**DATA EXTRACT**
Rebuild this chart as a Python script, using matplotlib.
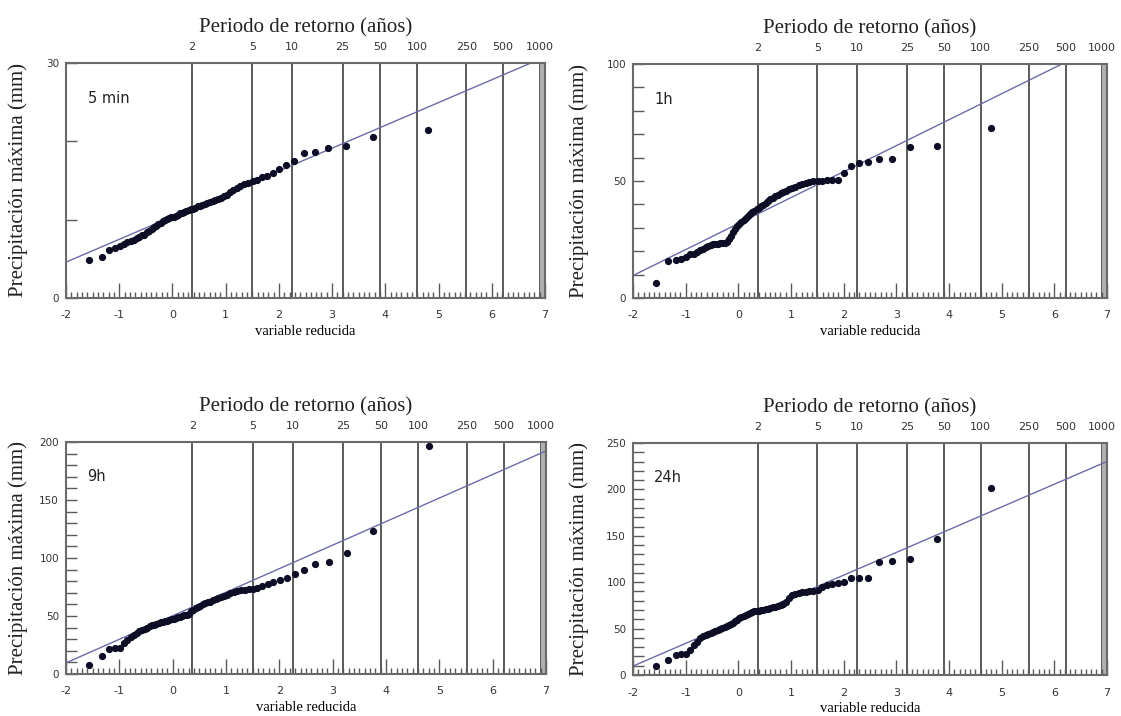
import matplotlib
matplotlib.use("Agg")
import matplotlib.pyplot as plt
import numpy as np

plt.rcParams['font.family'] = ['Liberation Serif', 'DejaVu Serif']
plt.rcParams['axes.unicode_minus'] = False

# duraciones y series de máximos anuales (mm), ordenadas de menor a mayor
durations = ['5 min', '1h', '9h', '24h']

p_5min = [4.9, 5.2, 6.1, 6.4, 6.6, 6.9, 7.1, 7.3, 7.4, 7.6, 7.8, 8.0, 8.1, 8.4,
          8.6, 8.8, 9.0, 9.2, 9.4, 9.6, 9.8, 9.9, 10.1, 10.2, 10.3, 10.4, 10.5,
          10.6, 10.8, 10.9, 11.0, 11.1, 11.2, 11.3, 11.4, 11.5, 11.7, 11.8, 11.9,
          12.0, 12.1, 12.3, 12.4, 12.5, 12.7, 12.8, 13.0, 13.2, 13.5, 13.8, 14.0,
          14.3, 14.5, 14.7, 14.9, 15.1, 15.4, 15.6, 15.9, 16.5, 17.0, 17.5, 18.5,
          18.7, 19.2, 19.4, 20.6, 21.5]

p_1h = [6.5, 16.0, 16.3, 16.8, 17.5, 18.6, 19.0, 19.5, 20.3, 21.0, 21.8, 22.3,
        22.6, 22.9, 23.1, 23.2, 23.3, 23.4, 23.6, 24.0, 25.0, 26.5, 28.3, 29.5,
        30.8, 31.8, 32.6, 33.2, 34.2, 35.2, 36.0, 36.8, 37.3, 37.9, 38.5, 39.2,
        39.8, 40.5, 41.3, 42.2, 42.8, 43.4, 44.1, 44.7, 45.3, 45.9, 46.4, 46.9,
        47.5, 48.1, 48.7, 49.2, 49.6, 49.9, 50.0, 50.2, 50.3, 50.4, 50.6, 53.5,
        56.5, 57.8, 58.3, 59.4, 59.5, 64.7, 65.1, 72.6]

p_9h = [8.0, 15.5, 21.5, 22.0, 22.5, 26.5, 29.5, 31.5, 33.5, 35.5, 37.0, 38.0,
        39.0, 40.0, 41.0, 42.0, 42.5, 43.0, 44.0, 44.5, 45.0, 45.5, 46.0, 46.5,
        47.0, 47.5, 48.5, 49.0, 49.5, 50.0, 50.5, 51.0, 52.0, 54.0, 55.5, 57.0,
        58.0, 59.0, 60.0, 61.0, 62.0, 62.5, 63.5, 64.5, 65.5, 66.5, 67.5, 68.5,
        69.5, 70.5, 71.5, 72.0, 72.5, 73.0, 73.5, 74.5, 76.0, 77.5, 79.0, 81.0,
        83.0, 86.0, 89.5, 95.0, 96.5, 104.5, 123.0, 196.5]

p_24h = [9.7, 16.5, 21.5, 22.5, 23.0, 27.0, 32.0, 36.0, 40.0, 42.0, 43.0, 44.0,
         45.0, 46.0, 47.5, 48.5, 50.0, 51.0, 52.0, 53.0, 54.0, 55.0, 56.5, 58.0,
         59.5, 61.0, 62.5, 63.5, 64.5, 65.5, 66.5, 67.5, 68.5, 69.0, 69.5, 70.0,
         70.5, 71.0, 71.5, 72.0, 73.0, 73.5, 74.0, 75.0, 76.0, 79.0, 83.0, 86.0,
         87.0, 88.0, 89.0, 89.5, 90.0, 91.0, 92.0, 94.5, 97.0, 98.0, 99.0, 100.0,
         104.0, 104.0, 104.0, 121.5, 122.5, 125.0, 146.5, 201.0]

series = [p_5min, p_1h, p_9h, p_24h]

# ajuste de Gumbel: P = u + alpha * y
gumbel_u = [10.4, 31.8, 50.2, 58.6]
gumbel_alpha = [2.91, 11.1, 20.3, 24.5]

y_max = [30, 100, 200, 250]
y_labels = [[0, 30], [0, 50, 100], [0, 50, 100, 150, 200], [0, 50, 100, 150, 200, 250]]
y_major = [[0, 10, 20, 30], None, None, None]

return_periods = [2, 5, 10, 25, 50, 100, 250, 500, 1000]

# posiciones de las cajas en píxeles (izq, arriba, der, abajo)
boxes = [(66, 63, 545, 298), (633, 64, 1107, 298),
         (66, 442, 546, 674), (633, 443, 1107, 675)]
ylabel_x = [28, 589, 28, 589]

W, H = 1121, 716
fig = plt.figure(figsize=(W / 100, H / 100), dpi=100)

gray = '#5a5a5a'

for k in range(4):
    l, t, r, b = boxes[k]
    ax = fig.add_axes([l / W, 1 - b / H, (r - l) / W, (b - t) / H])

    vals = np.sort(np.array(series[k]))
    n = len(vals)
    rank = np.arange(1, n + 1)
    # variable reducida (Gringorten)
    yred = -np.log(-np.log((rank - 0.44) / (n + 0.12)))

    # líneas de período de retorno
    yT = [-np.log(-np.log(1 - 1 / T)) for T in return_periods]
    for v in yT:
        ax.axvline(v, color=gray, lw=1.4, zorder=1)
    ax.axvspan(yT[-1], 7, color='#b0b0b0', lw=0, zorder=1)

    ax.axline((0, gumbel_u[k]), slope=gumbel_alpha[k], color='#6b6ba8', lw=1.0, zorder=2)
    ax.plot(yred, vals, 'o', color='#0d0d25', ms=4.2, mec='#0d0d25', zorder=3)

    ax.set_xlim(-2, 7)
    ax.set_ylim(0, y_max[k])

    ax.set_xticks(np.arange(-2, 8))
    ax.set_xticks(np.arange(-2, 7.01, 0.1), minor=True)
    if y_major[k] is not None:
        ax.set_yticks(y_major[k])
        ax.set_yticklabels(['0', '', '', '30'])
    else:
        ax.set_yticks(y_labels[k])
        ax.set_yticks(np.arange(0, y_max[k] + 1, 10), minor=True)

    ax.tick_params(axis='x', which='major', direction='in', length=11, width=1, color=gray,
                   labelsize=8, pad=9)
    ax.tick_params(axis='x', which='minor', direction='in', length=4, width=1, color=gray)
    ax.tick_params(axis='y', which='both', direction='in', length=8, width=1, color=gray,
                   labelsize=7.5, pad=5)
    for lab in ax.get_xticklabels() + ax.get_yticklabels():
        lab.set_family('DejaVu Sans')
        lab.set_color('#333333')

    for s in ax.spines.values():
        s.set_color('#6a6a6a')
        s.set_linewidth(1.5)

    ax.set_xlabel('variable reducida', fontsize=10.5, labelpad=3)
    ax.set_ylabel('Precipitación máxima (mm)', fontsize=15, color='#222222')
    ax.yaxis.set_label_coords((ylabel_x[k] - l) / (r - l), 0.5)

    top = ax.twiny()
    top.set_xlim(-2, 7)
    top.set_xticks(yT)
    top.set_xticklabels([str(T) for T in return_periods], fontsize=8, family='DejaVu Sans',
                        color='#333333')
    top.tick_params(axis='x', length=0, pad=8)
    top.set_xlabel('Periodo de retorno (años)', fontsize=15, labelpad=7, color='#222222')
    for s in top.spines.values():
        s.set_visible(False)

    ax.text(0.045, 0.83, durations[k], transform=ax.transAxes, fontsize=10.5,
            family='DejaVu Sans', color='#222222')

fig.savefig('out.png', dpi=100)
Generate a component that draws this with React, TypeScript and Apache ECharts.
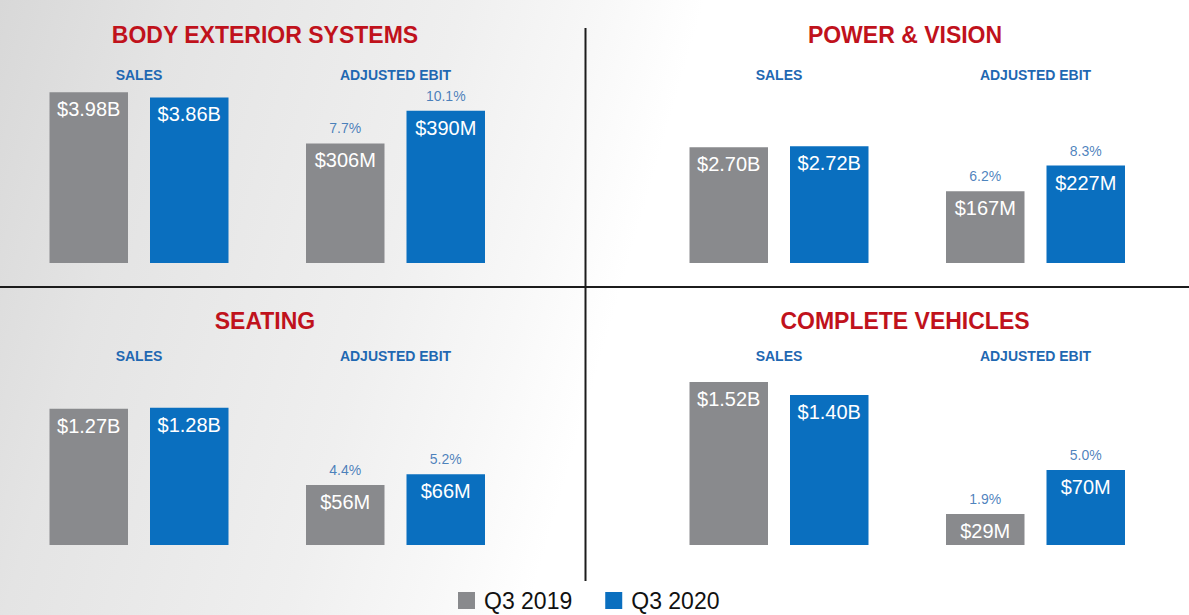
import React, { useEffect, useRef } from "react";
import * as echarts from "echarts";

// ---- data ----
const segments = ["BODY EXTERIOR SYSTEMS", "POWER & VISION", "SEATING", "COMPLETE VEHICLES"];
const periods = ["Q3 2019", "Q3 2020"];
const metrics = ["SALES", "ADJUSTED EBIT"];
const sales2019 = [3.98, 2.7, 1.27, 1.52]; // $B
const sales2020 = [3.86, 2.72, 1.28, 1.4]; // $B
const ebit2019 = [306, 167, 56, 29]; // $M
const ebit2020 = [390, 227, 66, 70]; // $M
const margin2019 = [7.7, 6.2, 4.4, 1.9]; // %
const margin2020 = [10.1, 8.3, 5.2, 5.0]; // %

// ---- layout / scale (per panel) ----
const FONT = "'Liberation Sans', Arial, Helvetica, sans-serif";
const GREY = "#898a8d";
const BLUE = "#0a6fbf";
const RED = "#c0121c";
const SUB = "#1f68b2";
const panelX = [0, 640, 0, 640];
const rowTop = [80, 362];
const gridH = 183;
const salesMax = [4.266, 4.266, 1.707, 1.707];
const ebitMax = [468.6, 426.6, 170.9, 170.9];

export default function App() {
  const ref = useRef<HTMLDivElement>(null);
  useEffect(() => {
    if (!ref.current) return;
    const chart = echarts.init(ref.current, undefined, { renderer: "svg" });
    const grids: any[] = [];
    const xAxes: any[] = [];
    const yAxes: any[] = [];
    const series: any[] = [];
    const graphics: any[] = [];

    graphics.push({
      type: "rect",
      z: -10,
      silent: true,
      shape: { x: 0, y: 0, width: 1189, height: 615 },
      style: {
        fill: new echarts.graphic.LinearGradient(0, 0, 1, 0.15, [
          { offset: 0, color: "#d8d8d8" },
          { offset: 0.15, color: "#e4e4e4" },
          { offset: 0.38, color: "#efefef" },
          { offset: 0.5, color: "#f8f8f8" },
          { offset: 0.58, color: "#ffffff" },
          { offset: 1, color: "#ffffff" },
        ]),
      },
    });

    segments.forEach((seg, p) => {
      const row = p < 2 ? 0 : 1;
      const top = rowTop[row];
      const ox = panelX[p];
      const titleY = row === 0 ? 35 : 321;
      const subY = row === 0 ? 75 : 356;
      graphics.push({
        type: "text",
        x: ox + 265,
        y: titleY,
        z: 10,
        style: {
          text: seg,
          font: `bold 23px ${FONT}`,
          fill: RED,
          align: "center",
          verticalAlign: "middle",
          textAlign: "center",
          textVerticalAlign: "middle",
        },
      });
      const lefts = [ox + 38.5, ox + 295];
      metrics.forEach((m, k) => {
        graphics.push({
          type: "text",
          x: lefts[k] + 100.5,
          y: subY,
          z: 10,
          style: {
            text: m,
            font: `bold 14px ${FONT}`,
            fill: SUB,
            align: "center",
            verticalAlign: "middle",
            textAlign: "center",
            textVerticalAlign: "middle",
          },
        });
        const gi = grids.length;
        grids.push({ left: lefts[k], top, width: 201, height: gridH, containLabel: false });
        xAxes.push({
          type: "category",
          gridIndex: gi,
          data: periods,
          show: false,
        });
        yAxes.push({
          type: "value",
          gridIndex: gi,
          min: 0,
          max: k === 0 ? salesMax[p] : ebitMax[p],
          show: false,
          splitLine: { show: false },
        });
        const v19 = k === 0 ? sales2019[p] : ebit2019[p];
        const v20 = k === 0 ? sales2020[p] : ebit2020[p];
        const fmt = (v: number) => (k === 0 ? `$${v.toFixed(2)}B` : `$${v}M`);
        const label = {
          show: true,
          position: "insideTop",
          distance: 7,
          color: "#ffffff",
          fontSize: 20,
          fontFamily: FONT,
          formatter: (pr: any) => fmt(pr.value),
        };
        series.push({
          type: "bar",
          name: periods[0],
          xAxisIndex: gi,
          yAxisIndex: gi,
          data: [v19, "-"],
          barWidth: 78.5,
          barGap: "-100%",
          itemStyle: { color: GREY },
          label,
        });
        series.push({
          type: "bar",
          name: periods[1],
          xAxisIndex: gi,
          yAxisIndex: gi,
          data: ["-", v20],
          barWidth: 78.5,
          barGap: "-100%",
          itemStyle: { color: BLUE },
          label,
        });
        if (k === 1) {
          const mg = [margin2019[p], margin2020[p]];
          series.push({
            type: "scatter",
            name: "margin",
            xAxisIndex: gi,
            yAxisIndex: gi,
            symbolSize: 0,
            data: [
              { value: v19, m: mg[0] },
              { value: v20, m: mg[1] },
            ],
            label: {
              show: true,
              position: "top",
              distance: 8,
              color: "#1d63ad",
              fontSize: 14,
              fontFamily: FONT,
              formatter: (pr: any) => `${pr.data.m.toFixed(1)}%`,
            },
          });
        }
      });
    });

    graphics.push({
      type: "line",
      z: 10,
      shape: { x1: 585.5, y1: 28, x2: 585.5, y2: 581 },
      style: { stroke: "#1c1c1c", lineWidth: 2 },
    });
    graphics.push({
      type: "line",
      z: 10,
      shape: { x1: 0, y1: 287, x2: 1189, y2: 287 },
      style: { stroke: "#1c1c1c", lineWidth: 2 },
    });

    chart.setOption({
      animation: false,
      backgroundColor: "#ffffff",
      grid: grids,
      xAxis: xAxes,
      yAxis: yAxes,
      series,
      graphic: graphics,
      legend: {
        data: periods,
        left: 453,
        top: 584,
        itemWidth: 17,
        itemHeight: 17,
        itemGap: 33,
        icon: "rect",
        textStyle: { fontSize: 23, color: "#111111", fontFamily: FONT, padding: [0, 0, 0, 4] },
      },
    });
    return () => chart.dispose();
  }, []);
  return (
    <div
      ref={ref}
      style={{ position: "fixed", left: 0, top: 0, width: 1189, height: 615 }}
    />
  );
}
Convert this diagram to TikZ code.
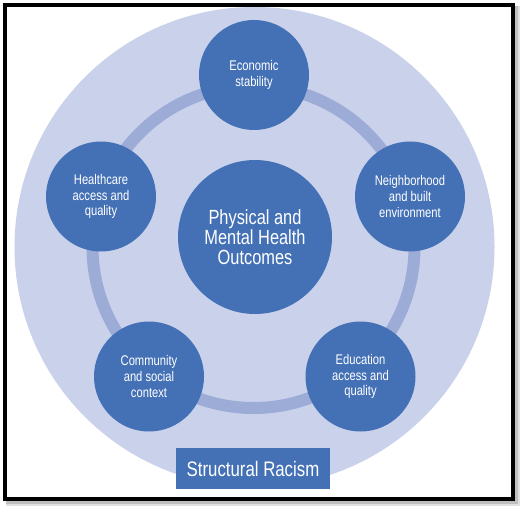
\documentclass[tikz,border=0pt]{standalone}
\usepackage{fontspec}
\setmainfont{Liberation Sans}[FakeStretch=0.8]
\usepackage{tikz}
\usetikzlibrary{positioning, calc}
\definecolor{sdohdark}{RGB}{68, 113, 182}
\definecolor{sdohpale}{RGB}{201, 209, 235}
\definecolor{sdohring}{RGB}{156, 172, 215}

\begin{document}
\begin{tikzpicture}[x=1pt, y=-1pt,
  factor/.style={circle, fill=sdohdark, text=white, minimum size=110pt, inner sep=0pt,
    align=center, font=\fontsize{14}{15.7}\selectfont},
  outcome/.style={circle, fill=sdohdark, text=white, minimum size=154pt, inner sep=0pt,
    align=center, font=\fontsize{20.5}{20}\selectfont}]
  \useasboundingbox (0,0) rectangle (524,510);
  \fill[black!12] (6,6) rectangle (520,506);
  \fill[black!25] (6,6) rectangle (518,504);
  \fill[white] (3,3) rectangle (515,501);
  \coordinate (hub) at (254.5,247);
  \fill[sdohpale] (hub) circle[radius=240pt];
  \draw[sdohring, line width=12pt] (253.5,247) circle[radius=161pt];
  \node[outcome] (outcome) at (255,237) {Physical and\\Mental Health\\Outcomes};
  \node[factor] (econ) at (254,75) {Economic\\stability};
  \node[factor] (hood) at (410,196.5) {Neighborhood\\and built\\environment};
  \node[factor] (edu) at (360.5,376.5) {Education\\access and\\quality};
  \node[factor] (comm) at (149,376.5) {Community\\and social\\context};
  \node[factor] (care) at (101,196.5) {Healthcare\\access and\\quality};
  \node[fill=sdohdark, text=white, minimum width=154pt, minimum height=41pt, inner sep=0pt,
    font=\fontsize{21}{20}\selectfont] (racism) at (253,468.5) {Structural Racism};
  \draw[black, line width=4pt] (5,5) rectangle (513,499);
\end{tikzpicture}
\end{document}
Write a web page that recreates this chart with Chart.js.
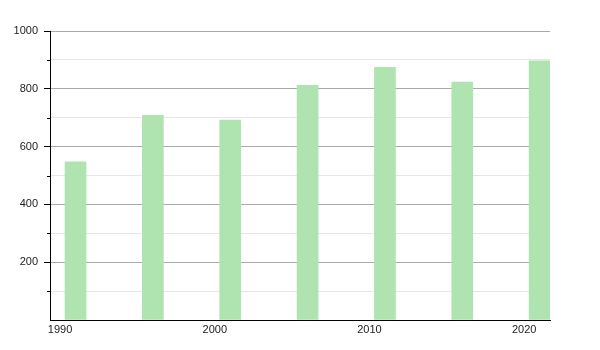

**WHAT IS ASKED**
Extract the stretch of lines that begins at the line with "Generate a component" and ends at the line with "import * as", inclusive. Omit every picture.

**EXERCISE SOLUTION**
Generate a component that draws this with React, TypeScript and Apache ECharts.
import React, { useEffect, useRef } from "react";
import * as echarts from "echarts";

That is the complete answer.